## INPUT MATERIAL

▶

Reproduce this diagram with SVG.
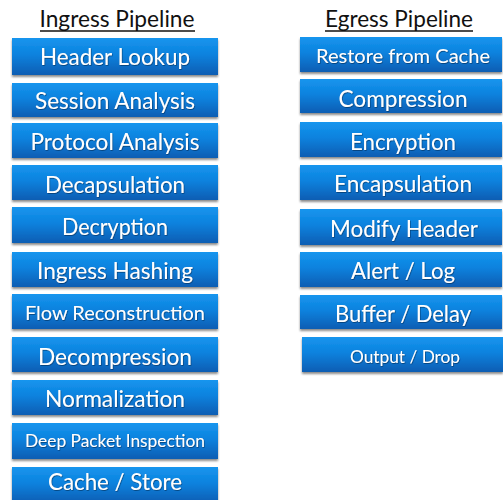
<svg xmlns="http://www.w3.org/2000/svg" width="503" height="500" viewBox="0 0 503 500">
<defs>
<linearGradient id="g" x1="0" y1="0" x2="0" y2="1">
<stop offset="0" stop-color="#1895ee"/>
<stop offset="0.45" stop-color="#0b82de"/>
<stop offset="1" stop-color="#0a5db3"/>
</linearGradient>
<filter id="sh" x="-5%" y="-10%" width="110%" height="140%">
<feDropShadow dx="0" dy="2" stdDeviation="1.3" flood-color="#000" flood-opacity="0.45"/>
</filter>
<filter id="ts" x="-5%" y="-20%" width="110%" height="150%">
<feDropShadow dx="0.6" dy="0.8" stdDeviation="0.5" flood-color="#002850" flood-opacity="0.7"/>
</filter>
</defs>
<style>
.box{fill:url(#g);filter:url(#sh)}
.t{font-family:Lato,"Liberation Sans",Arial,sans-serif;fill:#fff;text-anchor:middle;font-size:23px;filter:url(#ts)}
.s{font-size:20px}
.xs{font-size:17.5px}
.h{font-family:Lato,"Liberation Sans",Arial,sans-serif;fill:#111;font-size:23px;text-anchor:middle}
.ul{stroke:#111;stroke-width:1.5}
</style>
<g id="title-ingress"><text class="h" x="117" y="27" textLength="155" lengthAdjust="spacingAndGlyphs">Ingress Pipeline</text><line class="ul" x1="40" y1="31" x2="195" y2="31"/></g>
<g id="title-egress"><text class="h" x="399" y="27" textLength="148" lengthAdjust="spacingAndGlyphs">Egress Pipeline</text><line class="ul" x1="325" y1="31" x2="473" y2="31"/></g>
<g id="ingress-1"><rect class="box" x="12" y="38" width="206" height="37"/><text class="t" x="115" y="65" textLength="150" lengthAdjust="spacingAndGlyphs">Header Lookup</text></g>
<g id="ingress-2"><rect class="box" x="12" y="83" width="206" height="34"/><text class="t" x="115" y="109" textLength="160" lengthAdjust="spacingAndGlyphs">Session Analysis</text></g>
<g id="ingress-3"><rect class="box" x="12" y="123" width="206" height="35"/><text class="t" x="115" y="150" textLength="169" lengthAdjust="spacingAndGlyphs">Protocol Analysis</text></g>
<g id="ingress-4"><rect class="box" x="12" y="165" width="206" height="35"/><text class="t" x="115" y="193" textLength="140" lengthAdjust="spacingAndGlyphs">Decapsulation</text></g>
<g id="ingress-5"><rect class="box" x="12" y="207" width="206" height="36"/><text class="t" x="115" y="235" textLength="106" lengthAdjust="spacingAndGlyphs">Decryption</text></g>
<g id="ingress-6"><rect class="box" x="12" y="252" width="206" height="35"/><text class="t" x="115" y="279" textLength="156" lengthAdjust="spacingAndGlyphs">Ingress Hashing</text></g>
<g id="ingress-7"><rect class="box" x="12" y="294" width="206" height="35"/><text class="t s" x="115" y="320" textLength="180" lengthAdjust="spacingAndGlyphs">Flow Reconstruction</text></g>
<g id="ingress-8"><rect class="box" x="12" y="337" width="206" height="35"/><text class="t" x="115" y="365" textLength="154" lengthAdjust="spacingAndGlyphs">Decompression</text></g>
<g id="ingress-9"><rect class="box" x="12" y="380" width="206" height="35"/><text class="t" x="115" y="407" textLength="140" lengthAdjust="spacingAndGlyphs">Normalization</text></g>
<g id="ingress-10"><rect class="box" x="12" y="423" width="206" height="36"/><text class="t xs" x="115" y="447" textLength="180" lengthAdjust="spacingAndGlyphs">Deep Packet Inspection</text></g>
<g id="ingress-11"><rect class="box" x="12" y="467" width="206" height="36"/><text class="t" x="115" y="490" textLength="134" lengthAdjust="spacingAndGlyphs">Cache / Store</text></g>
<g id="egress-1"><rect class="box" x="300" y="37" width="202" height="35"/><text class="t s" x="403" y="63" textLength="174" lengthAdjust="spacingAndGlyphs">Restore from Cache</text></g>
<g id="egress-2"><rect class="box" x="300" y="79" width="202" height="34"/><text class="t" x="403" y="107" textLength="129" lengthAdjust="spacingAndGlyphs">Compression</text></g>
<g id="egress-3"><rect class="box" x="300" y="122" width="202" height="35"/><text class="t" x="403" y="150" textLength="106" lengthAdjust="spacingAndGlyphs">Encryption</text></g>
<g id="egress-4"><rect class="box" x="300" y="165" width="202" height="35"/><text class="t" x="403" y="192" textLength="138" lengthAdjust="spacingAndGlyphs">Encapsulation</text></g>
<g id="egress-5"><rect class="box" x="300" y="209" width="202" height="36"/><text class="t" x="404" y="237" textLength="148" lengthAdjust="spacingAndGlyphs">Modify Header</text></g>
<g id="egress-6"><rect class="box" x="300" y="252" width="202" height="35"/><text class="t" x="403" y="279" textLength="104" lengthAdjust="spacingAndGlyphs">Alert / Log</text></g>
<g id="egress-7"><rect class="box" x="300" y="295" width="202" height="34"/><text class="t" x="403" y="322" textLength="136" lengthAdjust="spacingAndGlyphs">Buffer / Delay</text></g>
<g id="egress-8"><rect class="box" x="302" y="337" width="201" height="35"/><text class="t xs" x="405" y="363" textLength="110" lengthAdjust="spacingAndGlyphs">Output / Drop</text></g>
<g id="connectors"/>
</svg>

◀
▶

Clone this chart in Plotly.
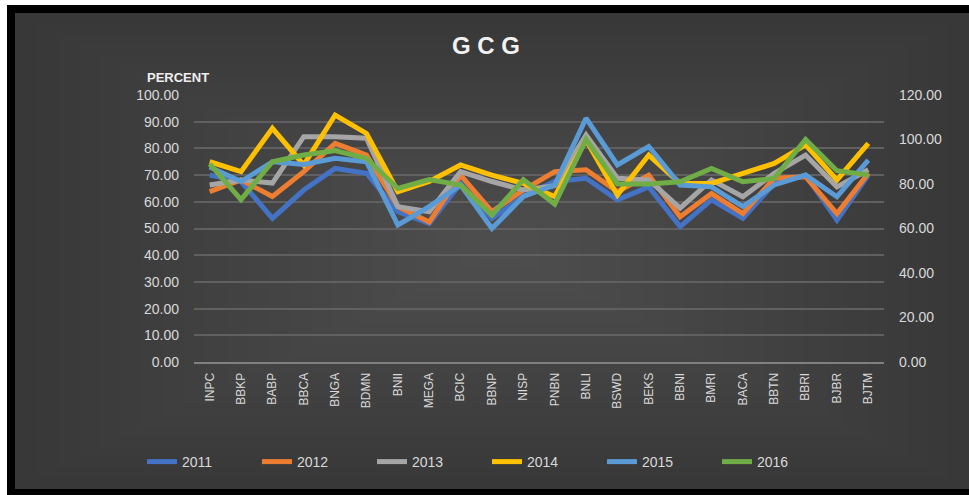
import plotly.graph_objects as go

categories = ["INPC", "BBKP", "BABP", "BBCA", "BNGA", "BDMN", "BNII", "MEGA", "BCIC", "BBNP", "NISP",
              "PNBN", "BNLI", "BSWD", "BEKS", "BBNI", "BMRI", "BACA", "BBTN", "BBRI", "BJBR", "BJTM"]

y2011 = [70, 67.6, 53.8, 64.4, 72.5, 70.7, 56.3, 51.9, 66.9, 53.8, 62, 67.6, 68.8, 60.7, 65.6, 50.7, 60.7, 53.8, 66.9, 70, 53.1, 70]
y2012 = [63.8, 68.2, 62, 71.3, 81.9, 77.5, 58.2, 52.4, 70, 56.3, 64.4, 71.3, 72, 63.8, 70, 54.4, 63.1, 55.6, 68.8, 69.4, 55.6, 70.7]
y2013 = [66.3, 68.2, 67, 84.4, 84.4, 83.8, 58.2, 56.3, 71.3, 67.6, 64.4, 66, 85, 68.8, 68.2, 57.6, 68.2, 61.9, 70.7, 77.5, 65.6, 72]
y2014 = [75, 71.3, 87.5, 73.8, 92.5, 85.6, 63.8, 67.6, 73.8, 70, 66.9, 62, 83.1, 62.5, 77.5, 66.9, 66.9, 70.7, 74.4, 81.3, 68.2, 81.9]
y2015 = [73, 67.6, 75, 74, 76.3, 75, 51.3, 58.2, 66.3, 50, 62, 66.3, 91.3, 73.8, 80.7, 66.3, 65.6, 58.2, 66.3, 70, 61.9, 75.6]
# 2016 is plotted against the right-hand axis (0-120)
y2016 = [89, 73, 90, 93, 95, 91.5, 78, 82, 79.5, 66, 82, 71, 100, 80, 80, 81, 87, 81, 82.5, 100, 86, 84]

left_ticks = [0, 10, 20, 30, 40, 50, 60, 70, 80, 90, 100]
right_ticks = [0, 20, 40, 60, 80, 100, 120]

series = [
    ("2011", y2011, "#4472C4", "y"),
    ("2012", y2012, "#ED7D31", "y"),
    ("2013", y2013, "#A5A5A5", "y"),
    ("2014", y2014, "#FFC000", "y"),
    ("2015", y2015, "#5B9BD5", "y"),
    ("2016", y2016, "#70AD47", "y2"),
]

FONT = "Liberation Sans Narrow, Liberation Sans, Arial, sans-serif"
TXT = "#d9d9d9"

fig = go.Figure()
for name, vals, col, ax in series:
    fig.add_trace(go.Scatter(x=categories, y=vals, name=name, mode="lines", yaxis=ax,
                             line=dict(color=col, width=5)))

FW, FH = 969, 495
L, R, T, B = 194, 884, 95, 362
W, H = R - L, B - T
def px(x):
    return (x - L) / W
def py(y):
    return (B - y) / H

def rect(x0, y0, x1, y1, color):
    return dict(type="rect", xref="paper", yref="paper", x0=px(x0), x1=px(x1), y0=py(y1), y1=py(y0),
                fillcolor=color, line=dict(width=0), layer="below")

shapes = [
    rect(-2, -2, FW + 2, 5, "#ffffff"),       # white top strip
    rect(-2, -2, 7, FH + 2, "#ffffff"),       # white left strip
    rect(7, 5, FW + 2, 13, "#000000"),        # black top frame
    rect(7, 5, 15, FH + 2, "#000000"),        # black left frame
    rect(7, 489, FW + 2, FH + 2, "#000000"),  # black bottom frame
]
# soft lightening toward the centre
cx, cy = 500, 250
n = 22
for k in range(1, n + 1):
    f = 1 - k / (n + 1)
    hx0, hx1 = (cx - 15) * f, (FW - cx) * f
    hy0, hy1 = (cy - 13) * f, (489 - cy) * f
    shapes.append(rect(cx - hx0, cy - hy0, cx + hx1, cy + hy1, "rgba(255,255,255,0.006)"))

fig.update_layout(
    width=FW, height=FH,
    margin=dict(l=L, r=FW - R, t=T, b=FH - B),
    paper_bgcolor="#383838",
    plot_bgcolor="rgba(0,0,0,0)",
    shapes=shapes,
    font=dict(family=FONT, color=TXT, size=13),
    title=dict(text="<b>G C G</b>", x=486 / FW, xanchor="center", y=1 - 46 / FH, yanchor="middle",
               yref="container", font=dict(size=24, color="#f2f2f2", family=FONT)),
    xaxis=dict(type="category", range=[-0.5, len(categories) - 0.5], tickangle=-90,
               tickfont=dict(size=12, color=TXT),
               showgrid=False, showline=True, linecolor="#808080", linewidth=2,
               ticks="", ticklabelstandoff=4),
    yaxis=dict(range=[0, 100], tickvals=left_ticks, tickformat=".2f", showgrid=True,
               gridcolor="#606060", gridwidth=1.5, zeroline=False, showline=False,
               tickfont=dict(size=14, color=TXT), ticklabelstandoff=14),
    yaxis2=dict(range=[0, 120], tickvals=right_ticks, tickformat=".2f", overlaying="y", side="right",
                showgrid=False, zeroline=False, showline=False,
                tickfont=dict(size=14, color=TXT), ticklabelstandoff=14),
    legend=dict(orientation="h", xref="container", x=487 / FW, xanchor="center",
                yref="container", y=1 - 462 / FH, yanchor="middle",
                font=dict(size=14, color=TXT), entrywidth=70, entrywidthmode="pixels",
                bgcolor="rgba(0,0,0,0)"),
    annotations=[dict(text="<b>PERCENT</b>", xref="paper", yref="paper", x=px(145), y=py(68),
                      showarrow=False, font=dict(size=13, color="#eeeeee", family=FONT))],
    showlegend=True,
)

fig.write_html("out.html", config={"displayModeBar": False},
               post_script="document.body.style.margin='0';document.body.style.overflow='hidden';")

◀

Where a line holds "this", copy that line.

## EXERCISE SOLUTION
Reproduce this diagram with SVG.
Clone this chart in Plotly.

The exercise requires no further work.